**EXERCISE DIRECTIONS**
Among the entries that follow, locate the line with "Rebuild this chart" and the line with "m10to12, m13to24, m24plus];". Output those lines and all lines in between, exactly, minus the pictures.

□ □ □ □ □

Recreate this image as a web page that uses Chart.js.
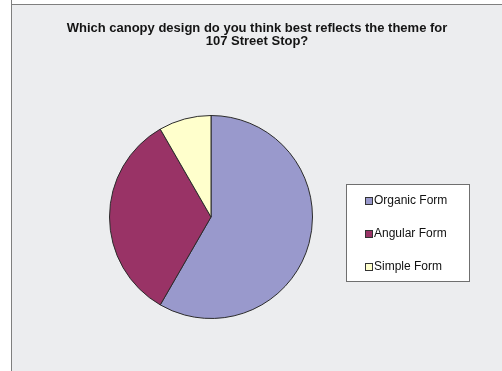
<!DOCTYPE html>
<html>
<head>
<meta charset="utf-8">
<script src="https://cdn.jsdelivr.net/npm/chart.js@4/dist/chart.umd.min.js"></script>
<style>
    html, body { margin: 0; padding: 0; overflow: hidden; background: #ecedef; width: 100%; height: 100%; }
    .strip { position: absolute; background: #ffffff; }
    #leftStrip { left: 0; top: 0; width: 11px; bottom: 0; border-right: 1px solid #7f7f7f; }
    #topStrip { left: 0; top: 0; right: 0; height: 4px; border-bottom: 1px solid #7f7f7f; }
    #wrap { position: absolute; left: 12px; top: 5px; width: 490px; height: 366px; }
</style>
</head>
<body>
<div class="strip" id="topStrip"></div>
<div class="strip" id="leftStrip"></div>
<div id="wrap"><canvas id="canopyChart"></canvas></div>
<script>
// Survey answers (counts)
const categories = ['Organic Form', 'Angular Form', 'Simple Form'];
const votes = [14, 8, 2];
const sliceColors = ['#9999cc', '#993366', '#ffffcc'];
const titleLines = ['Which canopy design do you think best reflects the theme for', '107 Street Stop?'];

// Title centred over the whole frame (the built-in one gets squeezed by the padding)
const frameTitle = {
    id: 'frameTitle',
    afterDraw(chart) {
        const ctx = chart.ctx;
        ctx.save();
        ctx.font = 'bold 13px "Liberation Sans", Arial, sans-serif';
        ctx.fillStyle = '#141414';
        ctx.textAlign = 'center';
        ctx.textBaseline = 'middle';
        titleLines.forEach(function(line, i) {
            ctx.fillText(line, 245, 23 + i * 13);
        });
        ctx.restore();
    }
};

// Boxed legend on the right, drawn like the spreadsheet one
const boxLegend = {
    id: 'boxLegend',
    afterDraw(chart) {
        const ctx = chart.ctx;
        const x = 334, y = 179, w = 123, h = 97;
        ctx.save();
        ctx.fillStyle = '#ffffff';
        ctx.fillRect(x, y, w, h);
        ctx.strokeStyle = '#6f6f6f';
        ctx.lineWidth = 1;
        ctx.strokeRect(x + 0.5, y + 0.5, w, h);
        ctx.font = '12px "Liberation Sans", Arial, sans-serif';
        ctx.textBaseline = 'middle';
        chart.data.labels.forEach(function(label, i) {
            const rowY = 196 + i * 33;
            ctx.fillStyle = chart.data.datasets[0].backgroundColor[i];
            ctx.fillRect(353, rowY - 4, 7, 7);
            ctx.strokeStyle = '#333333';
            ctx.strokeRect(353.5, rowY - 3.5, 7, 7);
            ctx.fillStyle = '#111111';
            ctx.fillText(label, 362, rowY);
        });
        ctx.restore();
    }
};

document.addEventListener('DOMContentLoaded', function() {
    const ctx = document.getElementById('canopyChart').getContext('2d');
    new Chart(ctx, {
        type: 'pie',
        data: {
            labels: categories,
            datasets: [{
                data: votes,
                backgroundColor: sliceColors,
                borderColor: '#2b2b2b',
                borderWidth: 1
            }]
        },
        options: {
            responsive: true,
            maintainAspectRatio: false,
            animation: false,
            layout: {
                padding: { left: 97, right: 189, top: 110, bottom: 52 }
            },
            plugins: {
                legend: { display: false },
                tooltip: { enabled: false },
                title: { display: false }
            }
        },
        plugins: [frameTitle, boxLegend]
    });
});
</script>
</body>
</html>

□ □ □ □ □

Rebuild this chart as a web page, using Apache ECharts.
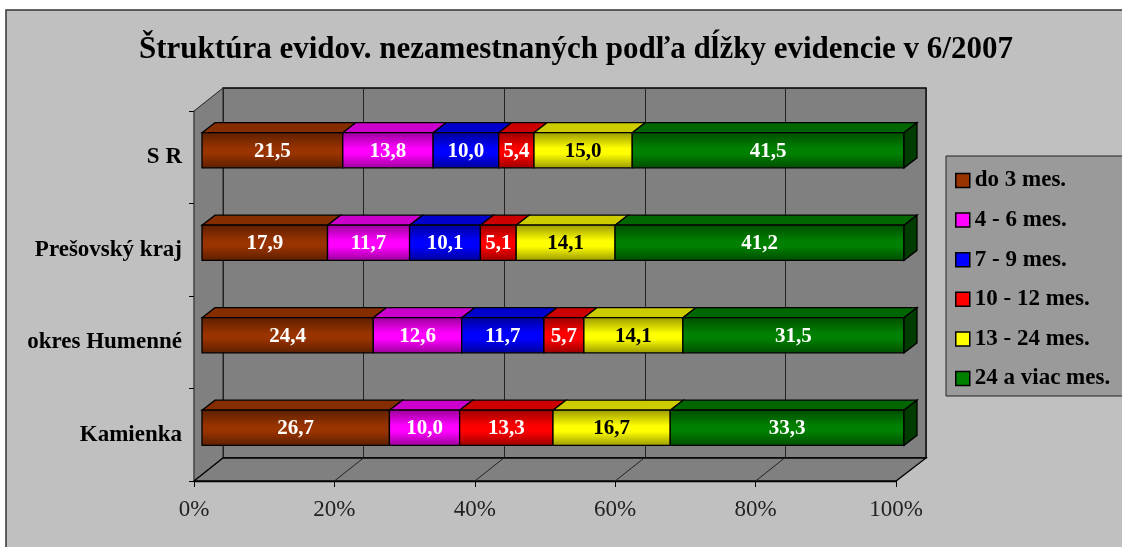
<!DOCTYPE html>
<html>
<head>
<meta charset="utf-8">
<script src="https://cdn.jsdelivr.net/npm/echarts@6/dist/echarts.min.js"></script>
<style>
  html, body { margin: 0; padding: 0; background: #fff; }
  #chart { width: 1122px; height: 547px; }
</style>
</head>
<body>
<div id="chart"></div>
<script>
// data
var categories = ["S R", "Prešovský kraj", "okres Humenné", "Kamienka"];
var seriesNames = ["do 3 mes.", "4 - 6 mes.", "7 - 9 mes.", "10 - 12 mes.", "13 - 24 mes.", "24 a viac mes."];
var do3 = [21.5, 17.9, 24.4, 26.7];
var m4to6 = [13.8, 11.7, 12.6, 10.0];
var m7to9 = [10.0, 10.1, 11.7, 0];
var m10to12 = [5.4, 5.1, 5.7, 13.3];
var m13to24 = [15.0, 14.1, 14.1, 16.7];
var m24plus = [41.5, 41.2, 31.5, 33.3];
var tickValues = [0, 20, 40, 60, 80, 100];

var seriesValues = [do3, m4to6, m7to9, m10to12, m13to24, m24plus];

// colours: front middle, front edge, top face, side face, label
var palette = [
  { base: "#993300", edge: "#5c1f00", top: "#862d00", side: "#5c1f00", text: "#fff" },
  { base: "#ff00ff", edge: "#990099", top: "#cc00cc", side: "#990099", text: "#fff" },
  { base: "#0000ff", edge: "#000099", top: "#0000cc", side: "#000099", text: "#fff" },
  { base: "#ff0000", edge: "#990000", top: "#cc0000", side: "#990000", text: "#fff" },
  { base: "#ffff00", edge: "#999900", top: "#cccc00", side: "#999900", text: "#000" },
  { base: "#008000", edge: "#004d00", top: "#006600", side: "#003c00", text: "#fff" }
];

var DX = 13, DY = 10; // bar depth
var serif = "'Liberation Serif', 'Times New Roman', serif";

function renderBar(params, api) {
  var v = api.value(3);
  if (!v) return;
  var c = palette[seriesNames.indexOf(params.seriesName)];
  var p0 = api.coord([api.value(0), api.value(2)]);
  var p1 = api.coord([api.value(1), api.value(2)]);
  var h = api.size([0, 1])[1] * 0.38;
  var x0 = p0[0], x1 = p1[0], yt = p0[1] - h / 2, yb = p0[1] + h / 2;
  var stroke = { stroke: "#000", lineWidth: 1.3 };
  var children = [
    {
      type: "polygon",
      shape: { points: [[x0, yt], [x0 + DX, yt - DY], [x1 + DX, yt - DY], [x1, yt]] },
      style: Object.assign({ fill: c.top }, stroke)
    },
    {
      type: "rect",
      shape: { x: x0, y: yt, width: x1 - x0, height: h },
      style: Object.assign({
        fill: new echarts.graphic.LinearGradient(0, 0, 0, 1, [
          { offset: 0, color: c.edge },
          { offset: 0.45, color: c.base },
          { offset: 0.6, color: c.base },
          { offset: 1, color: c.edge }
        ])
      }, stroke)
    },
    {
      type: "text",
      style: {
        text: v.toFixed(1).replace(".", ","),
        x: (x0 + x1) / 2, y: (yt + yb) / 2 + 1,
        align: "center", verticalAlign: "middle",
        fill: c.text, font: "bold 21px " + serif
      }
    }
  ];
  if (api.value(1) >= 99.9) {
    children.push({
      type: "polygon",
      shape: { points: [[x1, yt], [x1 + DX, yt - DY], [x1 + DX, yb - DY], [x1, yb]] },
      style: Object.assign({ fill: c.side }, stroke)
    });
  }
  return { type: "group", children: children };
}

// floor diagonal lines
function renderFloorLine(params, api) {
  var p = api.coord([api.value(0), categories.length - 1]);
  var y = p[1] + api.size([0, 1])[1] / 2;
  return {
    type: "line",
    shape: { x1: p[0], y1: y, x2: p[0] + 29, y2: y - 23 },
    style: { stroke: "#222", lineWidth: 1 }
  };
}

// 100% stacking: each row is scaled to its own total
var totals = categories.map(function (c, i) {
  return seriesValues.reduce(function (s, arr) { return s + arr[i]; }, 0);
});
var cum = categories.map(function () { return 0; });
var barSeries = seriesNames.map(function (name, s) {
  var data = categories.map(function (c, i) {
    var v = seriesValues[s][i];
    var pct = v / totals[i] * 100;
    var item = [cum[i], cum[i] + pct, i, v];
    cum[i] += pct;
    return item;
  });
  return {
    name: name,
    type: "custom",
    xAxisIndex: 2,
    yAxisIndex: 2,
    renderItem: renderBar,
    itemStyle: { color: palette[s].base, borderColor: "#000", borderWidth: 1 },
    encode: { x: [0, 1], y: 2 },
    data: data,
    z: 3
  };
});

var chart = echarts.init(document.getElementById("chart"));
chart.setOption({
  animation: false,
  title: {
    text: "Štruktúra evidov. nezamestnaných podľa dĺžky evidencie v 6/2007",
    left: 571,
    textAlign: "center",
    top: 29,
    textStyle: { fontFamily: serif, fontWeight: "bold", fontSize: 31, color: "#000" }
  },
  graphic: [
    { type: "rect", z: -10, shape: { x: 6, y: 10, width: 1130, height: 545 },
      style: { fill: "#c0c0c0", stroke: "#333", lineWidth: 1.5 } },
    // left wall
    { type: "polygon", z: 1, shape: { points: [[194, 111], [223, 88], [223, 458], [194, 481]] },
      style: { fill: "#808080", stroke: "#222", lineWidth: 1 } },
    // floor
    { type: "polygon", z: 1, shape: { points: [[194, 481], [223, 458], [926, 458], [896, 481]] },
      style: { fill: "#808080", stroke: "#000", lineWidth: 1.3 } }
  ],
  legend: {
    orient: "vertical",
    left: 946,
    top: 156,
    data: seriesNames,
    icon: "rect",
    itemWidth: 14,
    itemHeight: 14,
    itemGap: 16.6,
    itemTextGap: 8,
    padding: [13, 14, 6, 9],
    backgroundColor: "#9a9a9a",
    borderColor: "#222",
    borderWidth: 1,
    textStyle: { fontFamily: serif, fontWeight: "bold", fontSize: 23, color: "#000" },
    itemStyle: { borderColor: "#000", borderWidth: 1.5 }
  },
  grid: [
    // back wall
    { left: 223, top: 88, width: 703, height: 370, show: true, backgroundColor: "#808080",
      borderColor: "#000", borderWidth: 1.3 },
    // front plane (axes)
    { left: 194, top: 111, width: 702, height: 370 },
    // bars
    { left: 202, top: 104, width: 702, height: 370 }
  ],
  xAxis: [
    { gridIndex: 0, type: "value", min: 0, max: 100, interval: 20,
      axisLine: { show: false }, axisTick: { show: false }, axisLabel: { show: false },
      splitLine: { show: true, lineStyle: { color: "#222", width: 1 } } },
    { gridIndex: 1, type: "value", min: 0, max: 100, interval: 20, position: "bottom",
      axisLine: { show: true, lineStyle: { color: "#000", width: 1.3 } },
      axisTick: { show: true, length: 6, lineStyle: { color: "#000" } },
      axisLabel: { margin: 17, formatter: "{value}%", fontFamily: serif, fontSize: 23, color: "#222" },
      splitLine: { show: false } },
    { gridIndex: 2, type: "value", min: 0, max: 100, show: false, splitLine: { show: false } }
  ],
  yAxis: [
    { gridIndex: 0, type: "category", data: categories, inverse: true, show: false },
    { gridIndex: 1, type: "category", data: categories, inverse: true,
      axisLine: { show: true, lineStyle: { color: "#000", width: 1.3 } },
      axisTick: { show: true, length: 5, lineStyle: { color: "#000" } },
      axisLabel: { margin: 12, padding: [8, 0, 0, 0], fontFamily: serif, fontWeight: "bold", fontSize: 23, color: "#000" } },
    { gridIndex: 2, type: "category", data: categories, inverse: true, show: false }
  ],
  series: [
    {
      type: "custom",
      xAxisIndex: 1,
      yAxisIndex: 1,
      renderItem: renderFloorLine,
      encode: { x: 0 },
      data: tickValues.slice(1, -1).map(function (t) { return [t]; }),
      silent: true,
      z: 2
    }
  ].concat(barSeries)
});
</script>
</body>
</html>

□ □ □ □ □

**TASK SOLUTION**
Rebuild this chart as a web page, using Apache ECharts.
<!DOCTYPE html>
<html>
<head>
<meta charset="utf-8">
<script src="https://cdn.jsdelivr.net/npm/echarts@6/dist/echarts.min.js"></script>
<style>
  html, body { margin: 0; padding: 0; background: #fff; }
  #chart { width: 1122px; height: 547px; }
</style>
</head>
<body>
<div id="chart"></div>
<script>
// data
var categories = ["S R", "Prešovský kraj", "okres Humenné", "Kamienka"];
var seriesNames = ["do 3 mes.", "4 - 6 mes.", "7 - 9 mes.", "10 - 12 mes.", "13 - 24 mes.", "24 a viac mes."];
var do3 = [21.5, 17.9, 24.4, 26.7];
var m4to6 = [13.8, 11.7, 12.6, 10.0];
var m7to9 = [10.0, 10.1, 11.7, 0];
var m10to12 = [5.4, 5.1, 5.7, 13.3];
var m13to24 = [15.0, 14.1, 14.1, 16.7];
var m24plus = [41.5, 41.2, 31.5, 33.3];
var tickValues = [0, 20, 40, 60, 80, 100];

var seriesValues = [do3, m4to6, m7to9, m10to12, m13to24, m24plus];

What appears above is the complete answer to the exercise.